Skip all pictures, then copy the lines from the start of the data through the line with "from matplotlib.transforms import", keeping both ends.

* start *

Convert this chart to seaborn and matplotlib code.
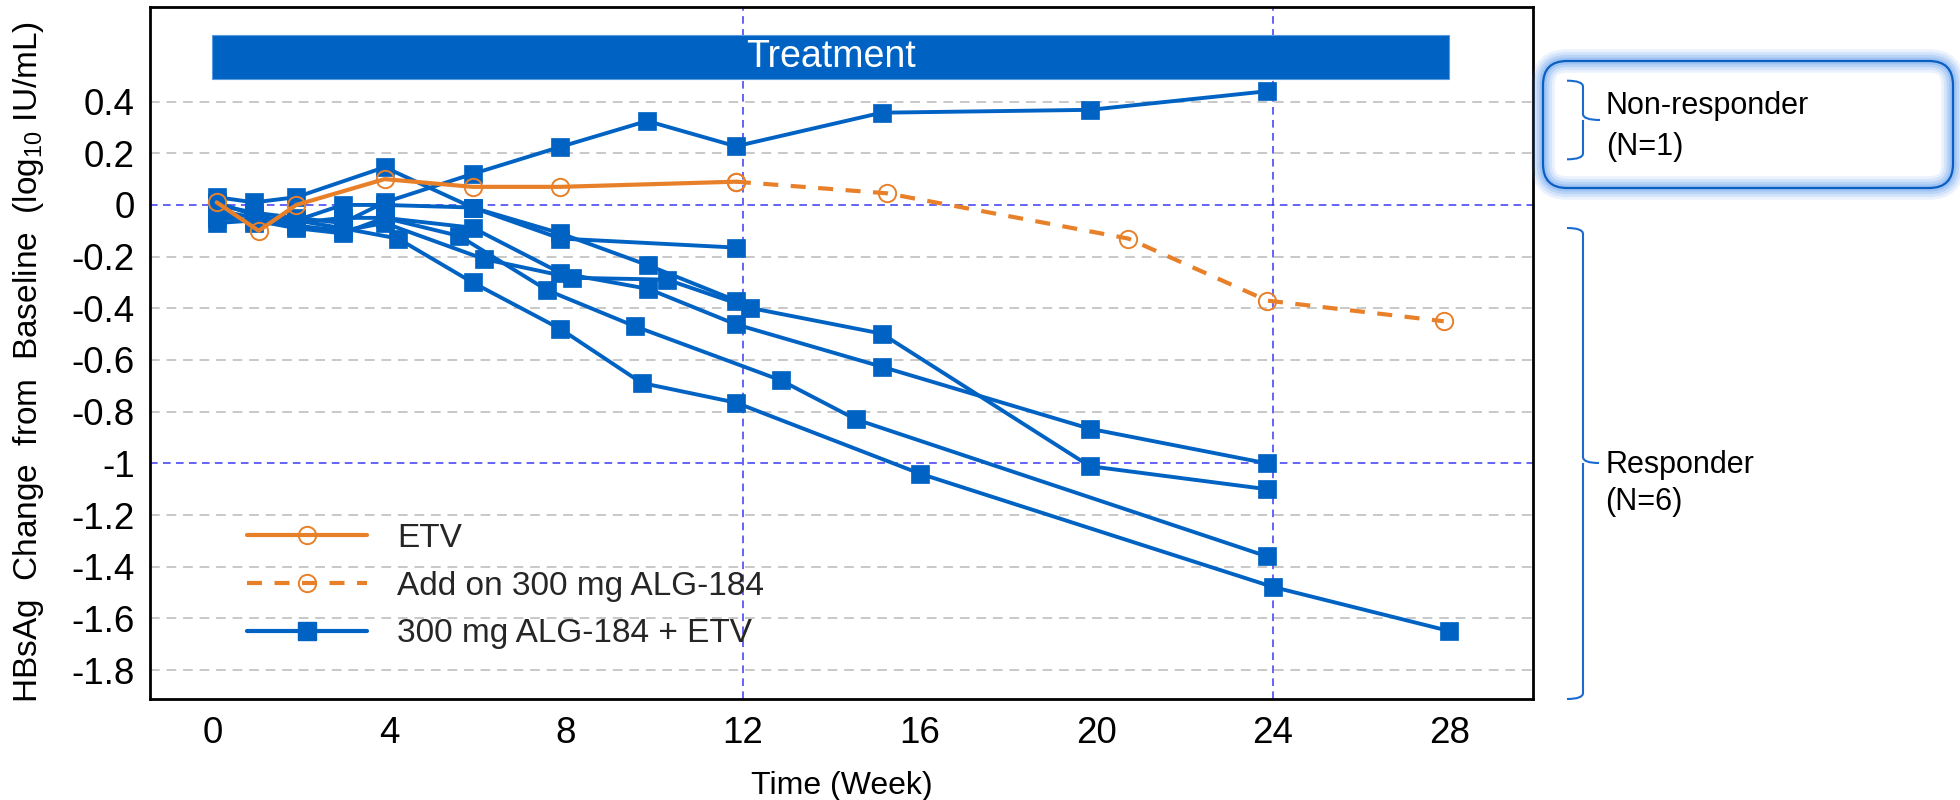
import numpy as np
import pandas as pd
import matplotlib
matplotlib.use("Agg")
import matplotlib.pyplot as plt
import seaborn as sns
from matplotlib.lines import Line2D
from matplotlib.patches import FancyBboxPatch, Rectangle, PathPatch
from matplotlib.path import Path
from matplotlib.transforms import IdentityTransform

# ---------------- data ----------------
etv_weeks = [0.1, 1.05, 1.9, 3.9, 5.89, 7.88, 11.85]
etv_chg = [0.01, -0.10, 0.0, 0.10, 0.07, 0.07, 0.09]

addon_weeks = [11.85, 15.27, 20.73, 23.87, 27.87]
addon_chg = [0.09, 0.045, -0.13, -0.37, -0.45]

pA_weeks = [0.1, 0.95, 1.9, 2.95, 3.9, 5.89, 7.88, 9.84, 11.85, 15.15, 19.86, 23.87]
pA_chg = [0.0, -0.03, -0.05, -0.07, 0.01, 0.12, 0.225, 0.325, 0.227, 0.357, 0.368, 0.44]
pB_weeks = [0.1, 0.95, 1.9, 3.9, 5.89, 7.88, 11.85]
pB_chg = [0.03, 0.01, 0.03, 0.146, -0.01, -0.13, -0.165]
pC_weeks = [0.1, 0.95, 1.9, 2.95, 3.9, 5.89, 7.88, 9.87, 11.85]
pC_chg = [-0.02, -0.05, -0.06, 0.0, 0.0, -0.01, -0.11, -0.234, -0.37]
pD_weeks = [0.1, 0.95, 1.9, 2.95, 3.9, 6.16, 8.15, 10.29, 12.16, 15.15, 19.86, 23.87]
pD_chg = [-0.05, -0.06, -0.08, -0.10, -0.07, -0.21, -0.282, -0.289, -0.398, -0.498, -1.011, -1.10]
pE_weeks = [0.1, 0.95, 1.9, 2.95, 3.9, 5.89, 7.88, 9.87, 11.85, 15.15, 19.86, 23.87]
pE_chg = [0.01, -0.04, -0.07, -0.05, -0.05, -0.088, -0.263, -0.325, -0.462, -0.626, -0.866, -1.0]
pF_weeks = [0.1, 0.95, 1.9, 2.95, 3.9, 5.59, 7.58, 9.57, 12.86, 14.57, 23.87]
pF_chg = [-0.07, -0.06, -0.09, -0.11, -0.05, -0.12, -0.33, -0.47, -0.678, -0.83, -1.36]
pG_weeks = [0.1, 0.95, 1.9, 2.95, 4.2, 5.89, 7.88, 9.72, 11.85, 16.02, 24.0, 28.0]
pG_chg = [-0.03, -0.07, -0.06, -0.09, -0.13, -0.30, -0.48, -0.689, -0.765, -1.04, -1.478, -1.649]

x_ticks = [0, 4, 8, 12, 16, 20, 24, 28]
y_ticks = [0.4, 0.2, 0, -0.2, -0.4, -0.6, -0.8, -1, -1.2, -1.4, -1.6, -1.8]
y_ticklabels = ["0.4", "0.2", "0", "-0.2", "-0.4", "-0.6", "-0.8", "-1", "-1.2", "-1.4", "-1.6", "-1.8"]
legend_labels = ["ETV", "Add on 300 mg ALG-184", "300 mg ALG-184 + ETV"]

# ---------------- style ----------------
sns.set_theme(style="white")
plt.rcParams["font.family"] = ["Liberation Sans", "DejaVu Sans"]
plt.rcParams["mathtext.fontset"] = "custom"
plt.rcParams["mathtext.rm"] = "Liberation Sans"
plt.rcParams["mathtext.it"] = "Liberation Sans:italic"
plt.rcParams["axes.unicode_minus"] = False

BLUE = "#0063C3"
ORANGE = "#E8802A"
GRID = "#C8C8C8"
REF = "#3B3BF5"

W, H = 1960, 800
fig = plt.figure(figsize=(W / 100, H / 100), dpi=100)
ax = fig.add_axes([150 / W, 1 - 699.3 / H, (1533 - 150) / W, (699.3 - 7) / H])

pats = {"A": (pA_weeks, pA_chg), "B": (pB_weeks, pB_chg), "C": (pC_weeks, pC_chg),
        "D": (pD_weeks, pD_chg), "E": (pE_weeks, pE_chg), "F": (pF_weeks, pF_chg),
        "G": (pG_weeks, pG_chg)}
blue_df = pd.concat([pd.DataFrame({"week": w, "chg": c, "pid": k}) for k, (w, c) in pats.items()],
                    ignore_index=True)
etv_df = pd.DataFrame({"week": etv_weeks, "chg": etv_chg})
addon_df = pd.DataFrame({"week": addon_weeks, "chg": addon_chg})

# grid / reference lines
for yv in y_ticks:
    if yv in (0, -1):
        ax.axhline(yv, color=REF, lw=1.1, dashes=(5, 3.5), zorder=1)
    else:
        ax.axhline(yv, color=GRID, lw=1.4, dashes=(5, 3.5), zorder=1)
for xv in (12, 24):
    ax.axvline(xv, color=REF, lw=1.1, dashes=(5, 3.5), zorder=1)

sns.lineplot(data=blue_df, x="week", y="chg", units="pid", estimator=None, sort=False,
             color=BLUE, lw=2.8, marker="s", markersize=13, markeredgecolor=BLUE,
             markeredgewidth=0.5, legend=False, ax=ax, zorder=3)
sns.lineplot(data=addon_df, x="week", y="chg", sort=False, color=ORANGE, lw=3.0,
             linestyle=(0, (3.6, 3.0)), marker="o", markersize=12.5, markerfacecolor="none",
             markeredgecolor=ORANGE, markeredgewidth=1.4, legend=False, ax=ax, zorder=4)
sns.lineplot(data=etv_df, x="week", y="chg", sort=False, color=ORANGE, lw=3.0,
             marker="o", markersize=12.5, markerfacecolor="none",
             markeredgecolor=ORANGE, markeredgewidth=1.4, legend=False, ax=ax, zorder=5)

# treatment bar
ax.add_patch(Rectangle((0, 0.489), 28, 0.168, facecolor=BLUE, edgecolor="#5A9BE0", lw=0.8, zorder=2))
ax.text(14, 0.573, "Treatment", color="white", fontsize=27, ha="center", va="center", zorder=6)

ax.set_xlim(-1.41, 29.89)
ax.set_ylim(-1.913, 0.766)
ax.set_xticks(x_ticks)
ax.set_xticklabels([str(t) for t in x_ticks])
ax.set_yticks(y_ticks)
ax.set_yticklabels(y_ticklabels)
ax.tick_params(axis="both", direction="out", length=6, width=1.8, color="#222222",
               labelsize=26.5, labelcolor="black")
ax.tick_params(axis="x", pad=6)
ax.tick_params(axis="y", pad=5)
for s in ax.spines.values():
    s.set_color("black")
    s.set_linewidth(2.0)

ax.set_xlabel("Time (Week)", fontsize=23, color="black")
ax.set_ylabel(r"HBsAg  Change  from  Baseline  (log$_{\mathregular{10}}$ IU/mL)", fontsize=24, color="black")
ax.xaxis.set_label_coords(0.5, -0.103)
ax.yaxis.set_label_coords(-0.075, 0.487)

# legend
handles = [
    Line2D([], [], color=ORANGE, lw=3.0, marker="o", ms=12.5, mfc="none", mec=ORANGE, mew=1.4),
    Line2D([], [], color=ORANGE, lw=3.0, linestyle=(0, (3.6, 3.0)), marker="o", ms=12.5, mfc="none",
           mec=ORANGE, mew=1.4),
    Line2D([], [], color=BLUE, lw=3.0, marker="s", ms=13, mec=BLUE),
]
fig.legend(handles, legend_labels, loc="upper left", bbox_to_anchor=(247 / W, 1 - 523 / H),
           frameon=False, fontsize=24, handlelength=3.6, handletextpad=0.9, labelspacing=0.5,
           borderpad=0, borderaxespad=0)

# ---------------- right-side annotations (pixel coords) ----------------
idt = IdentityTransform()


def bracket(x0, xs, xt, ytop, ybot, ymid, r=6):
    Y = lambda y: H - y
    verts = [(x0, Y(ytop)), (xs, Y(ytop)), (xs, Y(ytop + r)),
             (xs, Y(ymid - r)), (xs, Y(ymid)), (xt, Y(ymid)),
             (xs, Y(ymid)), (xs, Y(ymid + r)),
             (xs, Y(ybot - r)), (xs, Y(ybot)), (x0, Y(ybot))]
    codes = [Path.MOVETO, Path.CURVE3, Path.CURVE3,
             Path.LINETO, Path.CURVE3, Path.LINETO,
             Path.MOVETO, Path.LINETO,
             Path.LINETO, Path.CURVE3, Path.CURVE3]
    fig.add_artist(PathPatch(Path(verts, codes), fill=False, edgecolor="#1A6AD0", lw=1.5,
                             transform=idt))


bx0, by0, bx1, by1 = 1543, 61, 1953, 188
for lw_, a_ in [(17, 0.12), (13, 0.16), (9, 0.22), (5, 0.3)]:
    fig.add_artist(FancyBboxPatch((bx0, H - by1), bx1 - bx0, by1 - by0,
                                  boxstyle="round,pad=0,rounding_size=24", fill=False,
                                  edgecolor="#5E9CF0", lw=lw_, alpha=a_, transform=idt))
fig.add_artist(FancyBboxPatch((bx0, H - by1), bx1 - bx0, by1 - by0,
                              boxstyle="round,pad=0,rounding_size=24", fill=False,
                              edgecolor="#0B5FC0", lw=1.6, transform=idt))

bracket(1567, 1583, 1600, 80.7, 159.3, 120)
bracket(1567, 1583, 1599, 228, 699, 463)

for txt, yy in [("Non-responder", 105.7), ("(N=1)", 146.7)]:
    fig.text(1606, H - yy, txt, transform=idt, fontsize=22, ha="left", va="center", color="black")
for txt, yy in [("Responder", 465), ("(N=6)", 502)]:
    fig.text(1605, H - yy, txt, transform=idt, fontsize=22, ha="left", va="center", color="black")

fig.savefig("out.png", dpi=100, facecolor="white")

* end *

#### [Exercise answer]
Convert this chart to seaborn and matplotlib code.
import numpy as np
import pandas as pd
import matplotlib
matplotlib.use("Agg")
import matplotlib.pyplot as plt
import seaborn as sns
from matplotlib.lines import Line2D
from matplotlib.patches import FancyBboxPatch, Rectangle, PathPatch
from matplotlib.path import Path
from matplotlib.transforms import IdentityTransform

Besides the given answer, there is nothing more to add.